248 mike k on Mar 03, 2012

Robert — One problem with the critics of Paul’s essay is that most of them suppose that he is putting forth some sort of agenda that others should follow. This essay is a highly personal reflection on his own lifetime of experiences in nature, and deep involvement in the environmental movement. It includes some critiques of aspects of modern environmentalism, but does not condemn it wholesale. It tells the story of how he gradually awoke to having lost the inner reason for becoming part of the save the earth movement. In working to fight the earth destroying systems of society he had become enmeshed in the very psychology and loveless materialism that was really a root cause of our mindless self-maiming of the biosphere that birthed us and sustains our life.

One of the fatal conceits of our culture is that if you just work and fight hard enough and long enough, then you can solve any problem through concentrated effort. Parallel to this misguided belief is a contempt for everything that is quiet and inward and hard to quantify. Inner work towards transforming one’s self is ridiculed as navel gazing, and of no value. The wisdom traditions of mankind are regarded as so much wishful thinking, while the real men and women of the world are busy doing practical work and actually shaping the world. 

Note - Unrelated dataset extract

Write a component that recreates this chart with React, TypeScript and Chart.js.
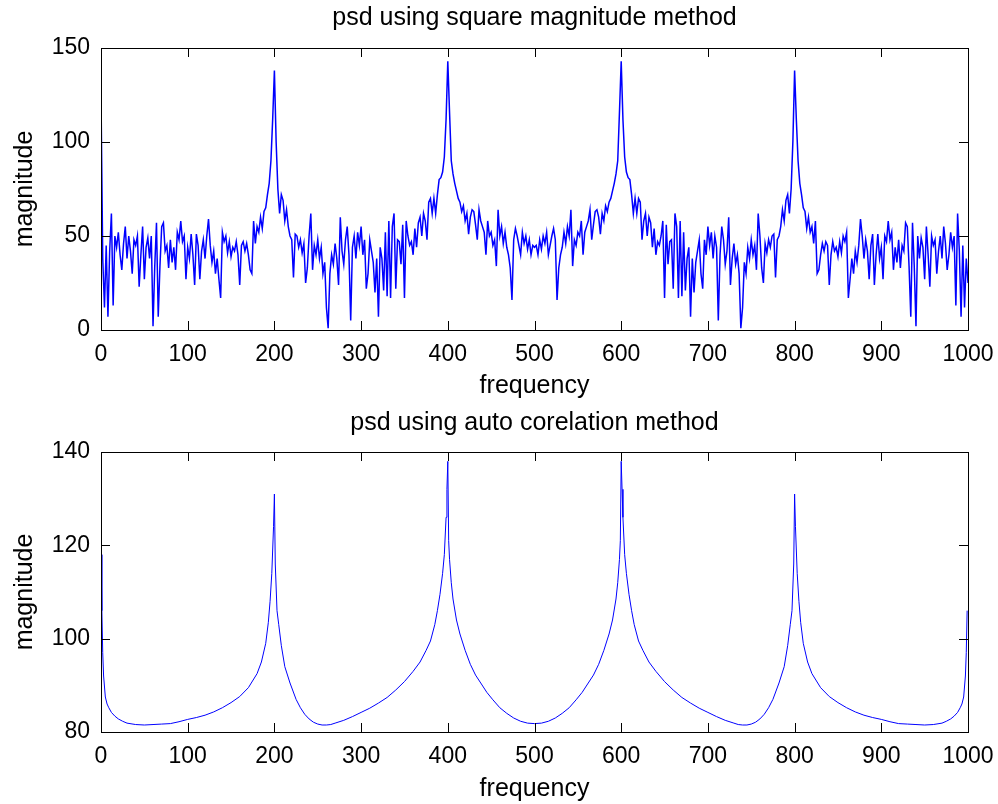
import React, { useEffect, useRef } from "react";
import { Chart, registerables } from "chart.js";

Chart.register(...registerables);

// ---------- data ----------
// Top panel: squared-magnitude PSD, sampled every 2 Hz from 0 to 1000
const FREQ_STEP_A = 2;
const magA: number[] = [
  124, 38, 12, 45, 7, 42, 62, 13, 50, 44,
  52, 40, 32, 46, 55, 38, 50, 42, 30, 48,
  45, 50, 23, 40, 55, 27, 44, 49, 38, 50,
  2, 34, 57, 7, 34, 55, 57, 42, 45, 33,
  48, 36, 44, 32, 52, 48, 58, 47, 50, 27,
  44, 38, 51, 40, 24, 51, 45, 27, 42, 48,
  38, 50, 59, 45, 36, 42, 30, 38, 27, 17,
  52, 47, 50, 41, 47, 39, 44, 42, 47, 40,
  24, 45, 47, 42, 46, 40, 32, 30, 58, 46,
  55, 52, 60, 54, 63, 65, 72, 78, 90, 112,
  138, 100, 75, 62, 72, 69, 58, 64, 55, 50,
  48, 28, 51, 50, 44, 48, 41, 46, 25, 33,
  50, 62, 32, 45, 40, 48, 38, 44, 30, 36,
  12, 1, 30, 40, 35, 46, 38, 24, 60, 42,
  35, 48, 55, 40, 5, 44, 50, 38, 52, 45,
  55, 40, 48, 22, 30, 48, 42, 36, 20, 38,
  7, 44, 38, 21, 52, 18, 58, 17, 55, 62,
  22, 48, 47, 35, 56, 17, 58, 50, 45, 47,
  40, 54, 44, 57, 60, 50, 62, 58, 48, 68,
  70, 62, 70, 62, 72, 80, 81, 84, 92, 112,
  143, 116, 90, 83, 78, 74, 70, 68, 63, 66,
  58, 62, 51, 60, 64, 63, 56, 48, 64, 58,
  55, 52, 40, 58, 50, 52, 45, 48, 34, 64,
  50, 55, 46, 52, 44, 40, 33, 16, 48, 54,
  50, 45, 40, 52, 46, 50, 43, 48, 40, 45,
  44,
  45, 40, 48, 43, 50, 46, 52, 40, 45, 50,
  54, 48, 16, 33, 40, 44, 52, 46, 55, 50,
  64, 34, 48, 45, 52, 50, 58, 40, 52, 55,
  58, 64, 48, 56, 63, 64, 60, 51, 62, 58,
  66, 63, 68, 70, 74, 78, 83, 90, 116, 143,
  112, 92, 84, 81, 80, 72, 62, 70, 62, 70,
  68, 48, 58, 62, 50, 60, 57, 44, 54, 40,
  47, 45, 50, 58, 17, 56, 35, 47, 48, 22,
  62, 55, 17, 58, 18, 52, 21, 38, 44, 7,
  38, 20, 36, 42, 48, 30, 22, 48, 40, 55,
  45, 52, 38, 50, 44, 5, 40, 55, 48, 35,
  42, 60, 24, 38, 46, 35, 40, 30, 1, 12,
  36, 30, 44, 38, 48, 40, 45, 32, 62, 50,
  33, 25, 46, 41, 48, 44, 50, 51, 28, 48,
  50, 55, 64, 58, 69, 72, 62, 75, 100, 138,
  112, 90, 78, 72, 65, 63, 54, 60, 52, 55,
  46, 58, 30, 32, 40, 46, 42, 47, 45, 24,
  40, 47, 42, 44, 39, 47, 41, 50, 47, 52,
  17, 27, 38, 30, 42, 36, 45, 59, 50, 38,
  48, 42, 27, 45, 51, 24, 40, 51, 38, 44,
  27, 50, 47, 58, 48, 52, 32, 44, 36, 48,
  33, 45, 42, 57, 55, 34, 7, 57, 34, 2,
  50, 38, 49, 44, 27, 55, 40, 23, 50, 45,
  48, 30, 42, 50, 38, 55, 46, 32, 40, 52,
  44, 50, 13, 62, 42, 7, 45, 12, 38, 25,
];
const freqA: number[] = magA.map((_, i) => i * FREQ_STEP_A);

// Bottom panel: auto-correlation PSD
const freqB: number[] = [
  0, 1, 2, 3, 5, 7, 9, 12, 16, 20, 25, 30, 40, 50, 60, 70, 80, 90, 100, 110,
  120, 130, 140, 150, 160, 170, 180, 185, 190, 193, 195, 197, 199, 200, 201, 203,
  205, 208, 212, 218, 225, 230, 235, 240, 245, 250, 255, 260, 265, 270, 280, 290,
  300, 310, 320, 330, 340, 350, 360, 368, 375, 380, 385, 388, 391, 394, 396, 398,
  399, 400, 401, 402, 404, 406, 410, 414, 420, 426, 432, 438, 445, 452, 460, 468,
  476, 484, 492, 500,
  508, 516, 524, 532, 540, 548, 555, 562, 568, 574, 580, 586, 590, 594, 596, 598,
  599, 600, 601, 602, 604, 606, 609, 612, 615, 620, 625, 632, 640, 650, 660, 670,
  680, 690, 700, 710, 720, 730, 735, 740, 745, 750, 755, 760, 765, 770, 775, 782,
  788, 792, 795, 797, 799, 800, 801, 803, 805, 807, 810, 815, 820, 830, 840, 850,
  860, 870, 880, 890, 900, 910, 920, 930, 940, 950, 960, 970, 975, 980, 984, 988,
  991, 993, 995, 997, 998, 999,
];
const magB: number[] = [
  118, 106, 97, 92, 87.5, 86, 85.2, 84.2, 83.4, 82.8, 82.3, 81.9, 81.6, 81.5, 81.6, 81.7, 81.8, 82.2, 82.7, 83.1,
  83.6, 84.3, 85.2, 86.3, 87.6, 89.5, 92.5, 95, 99, 103.5, 108, 114, 124, 131, 116, 106,
  103, 98.5, 94, 90.5, 87, 85.2, 83.8, 82.8, 82.1, 81.7, 81.5, 81.5, 81.6, 81.9, 82.5, 83.3,
  84.2, 85.1, 86.2, 87.4, 89, 90.8, 93, 95, 97.5, 99.5, 103, 106, 109.5, 114, 118, 126,
  132, 138, 121, 117, 112, 108.5, 104, 101, 97.5, 94.5, 92.2, 90.5, 88.5, 86.9, 85.2, 84,
  83, 82.3, 81.9, 81.8,
  81.9, 82.3, 83, 84, 85.2, 86.9, 88.5, 90.5, 92.2, 94.5, 97.5, 101, 104, 108.5, 112, 117,
  121, 138, 132, 126, 118, 114, 109.5, 106, 103, 99.5, 97.5, 95, 93, 90.8, 89, 87.4,
  86.2, 85.1, 84.2, 83.3, 82.5, 81.9, 81.6, 81.5, 81.5, 81.7, 82.1, 82.8, 83.8, 85.2, 87, 90.5,
  94, 98.5, 103, 106, 116, 131, 124, 114, 108, 103.5, 99, 95, 92.5, 89.5, 87.6, 86.3,
  85.2, 84.3, 83.6, 83.1, 82.7, 82.2, 81.8, 81.7, 81.6, 81.5, 81.6, 81.9, 82.3, 82.8, 83.4, 84.2,
  85.2, 86, 87.5, 92, 97, 106,
];

const xTickValues: number[] = [0, 100, 200, 300, 400, 500, 600, 700, 800, 900, 1000];
const yTickValuesA: number[] = [0, 50, 100, 150];
const yTickValuesB: number[] = [80, 100, 120, 140];

const titleA = "psd using square magnitude method";
const titleB = "psd using auto corelation method";
const xLabel = "frequency";
const yLabel = "magnitude";

// ---------- styling ----------
const FONT = "'Liberation Sans', Arial, Helvetica, sans-serif";
const W = 998;
const H = 402;

const boxPlugin = {
  id: "matlabBox",
  afterDatasetsDraw(chart: any) {
    const { ctx, chartArea } = chart;
    const { left, right, top, bottom } = chartArea;
    const xs = chart.scales.x;
    const ys = chart.scales.y;
    const L = 9;
    ctx.save();
    ctx.strokeStyle = "#000";
    ctx.lineWidth = 1;
    ctx.beginPath();
    xs.ticks.forEach((t: any) => {
      const px = Math.round(xs.getPixelForValue(t.value)) + 0.5;
      ctx.moveTo(px, bottom);
      ctx.lineTo(px, bottom - L);
      ctx.moveTo(px, top);
      ctx.lineTo(px, top + L);
    });
    ys.ticks.forEach((t: any) => {
      const py = Math.round(ys.getPixelForValue(t.value)) + 0.5;
      ctx.moveTo(left, py);
      ctx.lineTo(left + L, py);
      ctx.moveTo(right, py);
      ctx.lineTo(right - L, py);
    });
    ctx.stroke();
    ctx.strokeRect(
      Math.round(left) + 0.5,
      Math.round(top) + 0.5,
      Math.round(right - left),
      Math.round(bottom - top)
    );
    ctx.restore();
  },
};

const plainLabel = (v: any) => String(v);

function makeConfig(
  freq: number[],
  mag: number[],
  yTicks: number[],
  title: string,
  titlePad: { top: number; bottom: number },
  xTitlePadBottom: number,
  lineWidth: number
): any {
  const data = freq.map((f, i) => ({ x: f, y: mag[i] }));
  return {
    type: "line",
    data: {
      datasets: [
        {
          data,
          borderColor: "rgb(0,0,255)",
          borderWidth: lineWidth,
          pointRadius: 0,
          tension: 0,
          fill: false,
        },
      ],
    },
    plugins: [boxPlugin],
    options: {
      responsive: false,
      animation: false,
      devicePixelRatio: 1,
      layout: { padding: { left: 0, right: 30, top: 0, bottom: 0 } },
      plugins: {
        legend: { display: false },
        tooltip: { enabled: false },
        title: {
          display: true,
          text: title,
          fullSize: false,
          color: "#000",
          font: { family: FONT, size: 25, weight: "normal" },
          padding: titlePad,
        },
      },
      scales: {
        x: {
          type: "linear",
          min: xTickValues[0],
          max: xTickValues[xTickValues.length - 1],
          afterBuildTicks: (s: any) => {
            s.ticks = xTickValues.map((v) => ({ value: v }));
          },
          afterFit: (s: any) => {
            s.height = 72;
            s.paddingRight = 20;
            s.paddingLeft = 10;
          },
          grid: { display: false, drawTicks: false },
          border: { display: false },
          ticks: {
            autoSkip: false,
            maxRotation: 0,
            padding: 11,
            color: "#000",
            font: { family: FONT, size: 23 },
            callback: plainLabel,
          },
          title: {
            display: true,
            text: xLabel,
            color: "#000",
            font: { family: FONT, size: 25 },
            padding: { top: 0, bottom: xTitlePadBottom },
          },
        },
        y: {
          type: "linear",
          min: yTicks[0],
          max: yTicks[yTicks.length - 1],
          afterBuildTicks: (s: any) => {
            s.ticks = yTicks.map((v) => ({ value: v }));
          },
          afterFit: (s: any) => {
            s.width = 101;
          },
          grid: { display: false, drawTicks: false },
          border: { display: false },
          ticks: {
            padding: 11,
            color: "#000",
            font: { family: FONT, size: 23 },
            callback: plainLabel,
          },
          title: {
            display: true,
            text: yLabel,
            color: "#000",
            font: { family: FONT, size: 25 },
            padding: { top: 10, bottom: 0 },
          },
        },
      },
    },
  };
}

function ChartCanvas({ config, top }: { config: any; top: number }) {
  const ref = useRef<HTMLCanvasElement | null>(null);
  useEffect(() => {
    if (!ref.current) return;
    const chart = new Chart(ref.current, config);
    return () => chart.destroy();
  }, [config]);
  return (
    <canvas
      ref={ref}
      width={W}
      height={H}
      style={{ position: "absolute", left: 0, top, width: W, height: H, display: "block" }}
    />
  );
}

const configA = makeConfig(freqA, magA, yTickValuesA, titleA, { top: 3, bottom: 15 }, 1, 1.5);
const configB = makeConfig(freqB, magB, yTickValuesB, titleB, { top: 6, bottom: 14 }, 0, 1);

export default function App() {
  return (
    <div
      style={{
        position: "absolute",
        left: 0,
        top: 0,
        width: W,
        height: 804,
        overflow: "hidden",
        background: "#fff",
      }}
    >
      <ChartCanvas config={configA} top={0} />
      <ChartCanvas config={configB} top={H} />
    </div>
  );
}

What has been the result of all this ‘realistic’ activity on the part of the majority of humans? You are living in it now. If that reflection is lost on you, then you are mindlessly committed to pursuing the same failed methods that have landed us in this mess called civilization. Would you say that all this ferment of activity and counter activity has given rise to a world based on wisdom? Einstein said something to the effect that our problems cannot be solved by thinking based on the same level that gave rise to them. Isn’t it time to take a step back and discover some deeper basis for the world we dream of?  Paul has not come up with the answer to our difficulties, but he has decided to look deeper for answers that we do not currently have.  Godspeed.